**WHAT YOU ARE ASKED TO DO:** Set down, exactly as written, the lines from the top of the data to the line that holds "0.68, 0.80, 0.85]", and omit the pictures.

------------------------------------------------------------

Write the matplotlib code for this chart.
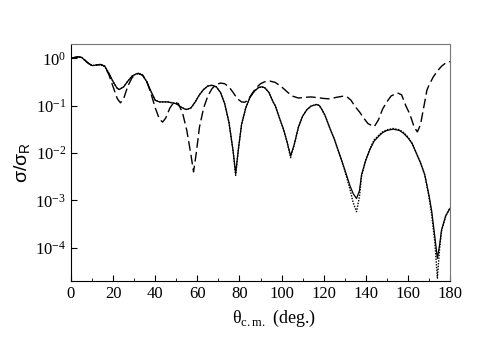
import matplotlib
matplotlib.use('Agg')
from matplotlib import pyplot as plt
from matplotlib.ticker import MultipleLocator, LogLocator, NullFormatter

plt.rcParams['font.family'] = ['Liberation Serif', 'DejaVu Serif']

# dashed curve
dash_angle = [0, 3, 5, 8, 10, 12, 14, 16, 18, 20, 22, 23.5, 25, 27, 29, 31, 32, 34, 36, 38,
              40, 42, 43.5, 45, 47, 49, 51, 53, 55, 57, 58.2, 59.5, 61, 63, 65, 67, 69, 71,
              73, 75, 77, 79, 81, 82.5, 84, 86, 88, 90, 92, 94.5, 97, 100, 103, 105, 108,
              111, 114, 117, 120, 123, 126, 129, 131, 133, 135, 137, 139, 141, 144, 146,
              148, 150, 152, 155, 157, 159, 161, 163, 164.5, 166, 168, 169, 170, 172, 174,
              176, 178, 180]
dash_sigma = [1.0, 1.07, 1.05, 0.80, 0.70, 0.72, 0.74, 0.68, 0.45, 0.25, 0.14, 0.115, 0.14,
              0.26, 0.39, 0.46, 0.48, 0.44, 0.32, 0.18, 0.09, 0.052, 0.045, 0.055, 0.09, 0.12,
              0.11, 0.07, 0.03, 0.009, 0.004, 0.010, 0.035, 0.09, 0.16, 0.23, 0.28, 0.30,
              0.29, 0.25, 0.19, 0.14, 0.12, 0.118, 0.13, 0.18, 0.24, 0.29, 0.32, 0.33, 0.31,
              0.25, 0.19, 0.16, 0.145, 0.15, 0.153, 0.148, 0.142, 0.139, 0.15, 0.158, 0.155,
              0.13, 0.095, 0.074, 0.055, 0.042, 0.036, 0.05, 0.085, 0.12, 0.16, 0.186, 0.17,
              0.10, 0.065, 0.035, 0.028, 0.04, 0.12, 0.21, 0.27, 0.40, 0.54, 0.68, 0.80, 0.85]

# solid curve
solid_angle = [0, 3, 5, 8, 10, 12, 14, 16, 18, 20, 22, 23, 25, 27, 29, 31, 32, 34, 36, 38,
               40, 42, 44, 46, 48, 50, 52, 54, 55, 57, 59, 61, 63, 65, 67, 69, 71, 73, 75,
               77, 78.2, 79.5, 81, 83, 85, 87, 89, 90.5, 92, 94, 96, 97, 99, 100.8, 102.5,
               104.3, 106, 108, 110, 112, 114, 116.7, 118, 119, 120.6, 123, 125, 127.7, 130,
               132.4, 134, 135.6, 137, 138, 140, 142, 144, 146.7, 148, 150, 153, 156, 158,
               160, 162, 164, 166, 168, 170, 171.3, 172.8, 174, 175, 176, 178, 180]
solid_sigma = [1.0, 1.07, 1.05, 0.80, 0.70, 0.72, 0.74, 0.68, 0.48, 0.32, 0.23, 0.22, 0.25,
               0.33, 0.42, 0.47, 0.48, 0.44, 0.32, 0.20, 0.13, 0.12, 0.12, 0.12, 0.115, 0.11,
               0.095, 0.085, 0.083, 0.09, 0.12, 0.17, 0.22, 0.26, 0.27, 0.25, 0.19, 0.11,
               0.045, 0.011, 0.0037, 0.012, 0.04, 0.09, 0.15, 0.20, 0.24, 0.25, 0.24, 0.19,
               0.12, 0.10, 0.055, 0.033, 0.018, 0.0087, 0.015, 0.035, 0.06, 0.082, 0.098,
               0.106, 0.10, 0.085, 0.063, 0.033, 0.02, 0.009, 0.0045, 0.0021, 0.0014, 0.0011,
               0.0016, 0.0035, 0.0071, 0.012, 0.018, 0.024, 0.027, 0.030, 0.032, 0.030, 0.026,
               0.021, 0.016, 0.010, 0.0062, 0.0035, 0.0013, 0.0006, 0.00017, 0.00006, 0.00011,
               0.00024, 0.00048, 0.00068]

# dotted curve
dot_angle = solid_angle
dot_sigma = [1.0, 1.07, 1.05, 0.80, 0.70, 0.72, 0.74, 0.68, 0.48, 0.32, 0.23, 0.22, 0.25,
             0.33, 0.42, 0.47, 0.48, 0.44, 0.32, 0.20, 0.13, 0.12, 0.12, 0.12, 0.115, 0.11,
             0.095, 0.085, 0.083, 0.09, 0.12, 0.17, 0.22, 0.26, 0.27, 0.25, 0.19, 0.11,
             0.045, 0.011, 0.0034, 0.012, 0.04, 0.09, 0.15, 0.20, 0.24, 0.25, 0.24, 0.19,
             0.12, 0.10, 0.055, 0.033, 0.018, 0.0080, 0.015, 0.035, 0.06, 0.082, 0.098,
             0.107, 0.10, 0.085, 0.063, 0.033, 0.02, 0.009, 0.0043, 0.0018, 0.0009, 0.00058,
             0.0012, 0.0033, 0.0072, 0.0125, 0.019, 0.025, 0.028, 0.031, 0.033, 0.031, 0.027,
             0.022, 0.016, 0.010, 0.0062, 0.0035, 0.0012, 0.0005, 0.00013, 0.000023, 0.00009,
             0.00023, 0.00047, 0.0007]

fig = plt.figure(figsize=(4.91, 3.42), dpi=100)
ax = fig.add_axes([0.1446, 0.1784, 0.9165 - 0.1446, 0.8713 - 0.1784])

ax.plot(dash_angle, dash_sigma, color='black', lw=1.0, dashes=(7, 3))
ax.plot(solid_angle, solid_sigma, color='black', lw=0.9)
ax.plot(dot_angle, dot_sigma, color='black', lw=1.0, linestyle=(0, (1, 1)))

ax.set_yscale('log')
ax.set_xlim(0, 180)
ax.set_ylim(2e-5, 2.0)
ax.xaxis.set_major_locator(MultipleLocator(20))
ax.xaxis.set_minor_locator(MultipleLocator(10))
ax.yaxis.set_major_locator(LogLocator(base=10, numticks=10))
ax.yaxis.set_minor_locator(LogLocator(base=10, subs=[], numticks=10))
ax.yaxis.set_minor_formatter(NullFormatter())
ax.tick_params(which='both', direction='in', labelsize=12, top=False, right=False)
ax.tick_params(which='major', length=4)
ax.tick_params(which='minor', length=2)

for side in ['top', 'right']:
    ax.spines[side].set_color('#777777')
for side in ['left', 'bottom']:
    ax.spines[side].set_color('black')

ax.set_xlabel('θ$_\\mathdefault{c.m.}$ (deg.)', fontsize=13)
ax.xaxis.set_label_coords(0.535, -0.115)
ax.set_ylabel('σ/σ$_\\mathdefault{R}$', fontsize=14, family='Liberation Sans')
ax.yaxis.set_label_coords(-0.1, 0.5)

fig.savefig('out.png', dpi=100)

------------------------------------------------------------

**TASK RESULT:**
Write the matplotlib code for this chart.
import matplotlib
matplotlib.use('Agg')
from matplotlib import pyplot as plt
from matplotlib.ticker import MultipleLocator, LogLocator, NullFormatter

plt.rcParams['font.family'] = ['Liberation Serif', 'DejaVu Serif']

# dashed curve
dash_angle = [0, 3, 5, 8, 10, 12, 14, 16, 18, 20, 22, 23.5, 25, 27, 29, 31, 32, 34, 36, 38,
              40, 42, 43.5, 45, 47, 49, 51, 53, 55, 57, 58.2, 59.5, 61, 63, 65, 67, 69, 71,
              73, 75, 77, 79, 81, 82.5, 84, 86, 88, 90, 92, 94.5, 97, 100, 103, 105, 108,
              111, 114, 117, 120, 123, 126, 129, 131, 133, 135, 137, 139, 141, 144, 146,
              148, 150, 152, 155, 157, 159, 161, 163, 164.5, 166, 168, 169, 170, 172, 174,
              176, 178, 180]
dash_sigma = [1.0, 1.07, 1.05, 0.80, 0.70, 0.72, 0.74, 0.68, 0.45, 0.25, 0.14, 0.115, 0.14,
              0.26, 0.39, 0.46, 0.48, 0.44, 0.32, 0.18, 0.09, 0.052, 0.045, 0.055, 0.09, 0.12,
              0.11, 0.07, 0.03, 0.009, 0.004, 0.010, 0.035, 0.09, 0.16, 0.23, 0.28, 0.30,
              0.29, 0.25, 0.19, 0.14, 0.12, 0.118, 0.13, 0.18, 0.24, 0.29, 0.32, 0.33, 0.31,
              0.25, 0.19, 0.16, 0.145, 0.15, 0.153, 0.148, 0.142, 0.139, 0.15, 0.158, 0.155,
              0.13, 0.095, 0.074, 0.055, 0.042, 0.036, 0.05, 0.085, 0.12, 0.16, 0.186, 0.17,
              0.10, 0.065, 0.035, 0.028, 0.04, 0.12, 0.21, 0.27, 0.40, 0.54, 0.68, 0.80, 0.85]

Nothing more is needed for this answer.